LONDON.- A little known portrait of John William Waterhouse, painter of the hugely popular The Lady of Shalott, has been acquired by the National Portrait Gallery. One of hundreds of portraits from the later Victorian era fully catalogued for the first time by Gallery researchers, it goes on public display for the first time today.

The story behind the mystery of who painted the Waterhouse portrait is set out in the Later Victorian Portraits catalogue, www.npg.org.uk/lvc, the first such period publication to be published by the Gallery online, launched today (5 July).

As well as the portraiture of famous artists such as Beardsley, Julia Margaret Cameron, Holman Hunt, Leighton, Morris, Ruskin and Whistler, the catalogue contains a mass of hitherto untapped information on many lesser known figures of the nineteenth century art world. Gallery research has revealed great discrepancies in how often subjects sat for portraits, as in the case of J W Waterhouse, a well known Royal Academy exhibitor, of whom very few images are known to exist.

The attribution of the Waterhouse self-portrait was questioned as long ago as 2002 by Dr Peter Trippi, the leading authority on the artist. He realised that the head was similar to other sketches by William Logsdail for his great cityscape, The Bank and Royal Exchange, 1887. Armed with this and other information kept in its Archives and Library, the Gallery was able to move swiftly when the painting came up for sale in Canterbury in May 2011. Described by Dr Trippi as ‘absolutely a modern-life image made by a trusted colleague/friend’, it is the only known painted head of Waterhouse, and the first example of Logsdail’s work to enter the Gallery’s collection.

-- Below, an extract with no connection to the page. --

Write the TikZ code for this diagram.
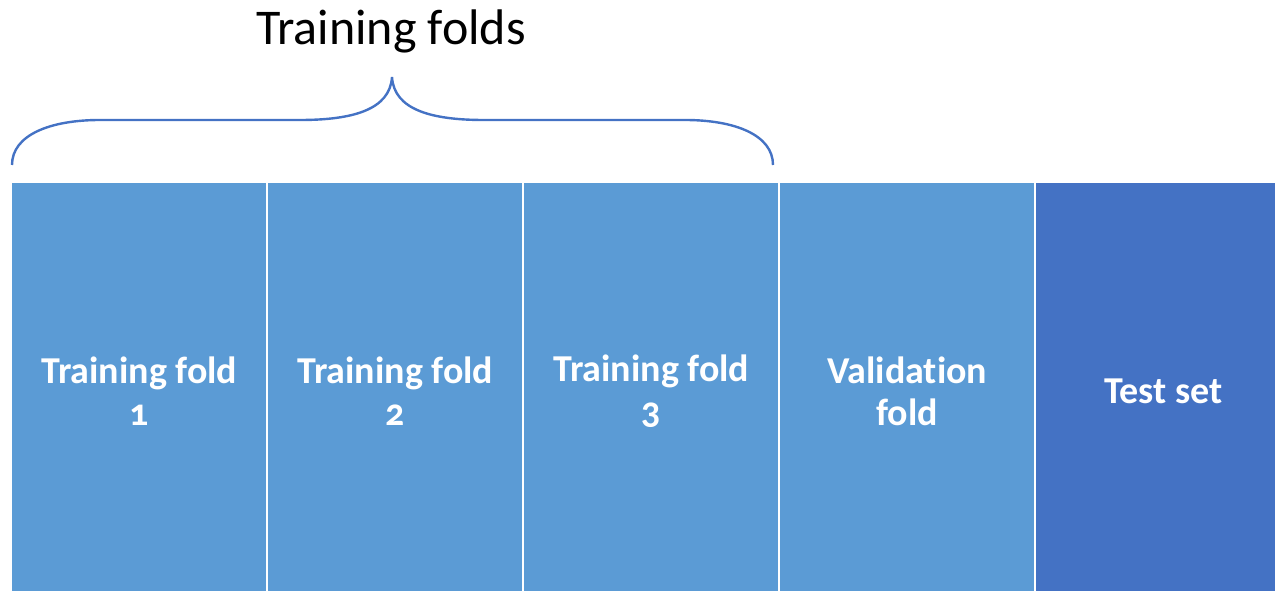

The portrait can be seen, together with full information, in the Gallery's Later Victorian Portraits Catalogue, www.npg.org.uk/lvc, the first of the Gallery’s period catalogues to be published online. It is also on display in the National Portrait Gallery’s nineteenth century galleries.

Rather than following the conventional A-Z sequence, research for the catalogue has been conducted according to subject or vocational area. The first phase – entries on artists and art world figures – is now online consisting of 145 individual subjects together with relevant group portrait and collections entries.

The catalogue, funded by The Getty Foundation, The Paul Mellon Center for British Art, and a contribution from the Lerner Gift, provides detailed accounts of the portraits of these individuals in the Gallery’s Collection, and includes listings of other known portraits of them in all media.

It represents an important contribution to our understanding of portraiture during the mid and later Victorian periods, an age of photographic portraits, mass reproduction, publicity, and the production of portrait imagery – private as well as public – on an unprecedented scale.

Dr Peter Funnell, Curator, 19th Century Portraits and Head of Research Programmes, National Portrait Gallery, London, says: ‘Among the great advantages of publishing such a catalogue online is the ability it gives us to update it when items like the Waterhouse portrait enter the collection and the fact that it makes the research free and accessible to all.’